Some faulted him for spending so much time abroad. He was accused of neglecting his responsibilities at Chase and failing to promote aggressive, visionary managers. Under his leadership, Chase fell far behind its rival Citibank, then the nation's largest bank, in assets and earnings. There were years when Chase had the most troubled loan portfolio among major American banks.
He earned a Ph.D. in economics from the University of Chicago at the age of 25 in 1940. I knew a man who once visited his office. He noticed a copy of Ludwig von Mises's book, The Theory of Money and Credit (1912), on one of the bookshelves. He mentioned that to Rockefeller. Rockefeller dismissed the book as being old-fashioned. He didn't say why it was not a good book. He just thought it was old-fashioned. He did not have an analytical mind.

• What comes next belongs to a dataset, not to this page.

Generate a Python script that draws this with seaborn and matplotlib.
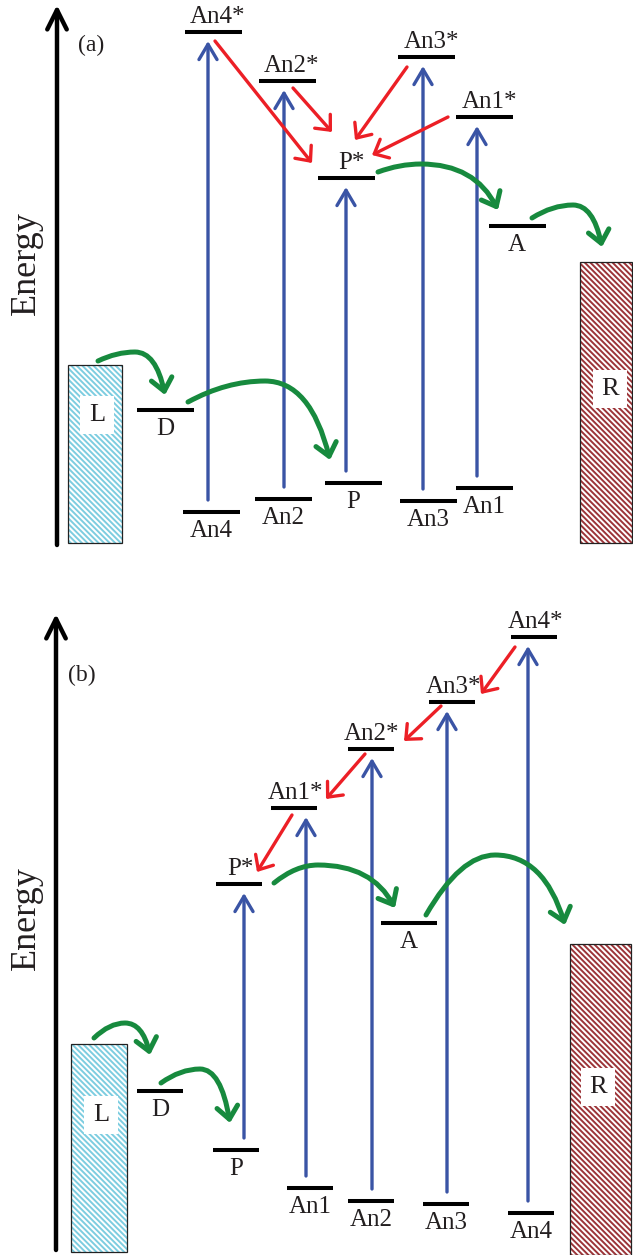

He spent his whole life flying around and visiting important people in foreign nations. He had a list of something like 150,000 people he had met. Basically, the man was a multibillionaire gadfly.
He once paid a visit to my friend Paul Weyrich, the conservative political activist. He had donated to Weyrich's non-profit think tank. That kept Weyrich from being critical of him. It was chump change for Rockefeller, but was a large donation for Weyrich. Weyrich didn't like his politics, but he figured he might as well keep quiet and get more donations. It was a smart strategy on Rockefeller's part. He did it with more than one conservative Beltway think tank. He did not buy praise; he bought silence. It was money well spent.
Here is my account of that meeting, which I published in 2011.
Back around 1988, Rockefeller and an assistant -- the son of a very famous foreign policy expert -- interviewed Paul Weyrich of the Free Congress Foundation. He wanted to know which figures in the conservative movement were hostile to him. Weyrich mentioned the John Birch Society. "Who else?" he asked. "The hard-money movement," Weyrich replied. "What's that?" Rockefeller asked. The assistant said, "I'll brief you later."Rockefeller was intrigued. "Who are they?" Weyrich mentioned me and Larry Abraham. (Thanks, Paul. He blew our cover.) "What are they saying?" Weyrich accurately replied: "They are saying that you and your big business colleagues are making deals behind the Iron Curtain, so that when full trade resumes, you will already be set up there."
Weyrich reported to me and to Abraham that Rockefeller replied, "They're right," and then went on at some length to describe their efforts. Within a few months, the Berlin Wall went down. In 1991, the USSR committed suicide.
Weyrich told me, "I wish I had turned on a tape recorder. It was an amazing revelation."
So, I will not miss David Rockefeller. I suppose I should speak well of the dead, but I'm going to make an exception in this case. I don't want to lie. I am also not going to stay silent. He wasted his time. He wasted his money. He wasted his life. He was my favorite modern example of Mark 8:36. "For what shall it profit a man, if he shall gain the whole world, and lose his own soul?"
When it comes to David Rockefeller, as well as his eugenics-promoting father and his brothers, I agree with the pillow that sat on the couch in the living room of Alice Roosevelt Longworth: "If you can't say something good about someone, sit right here by me."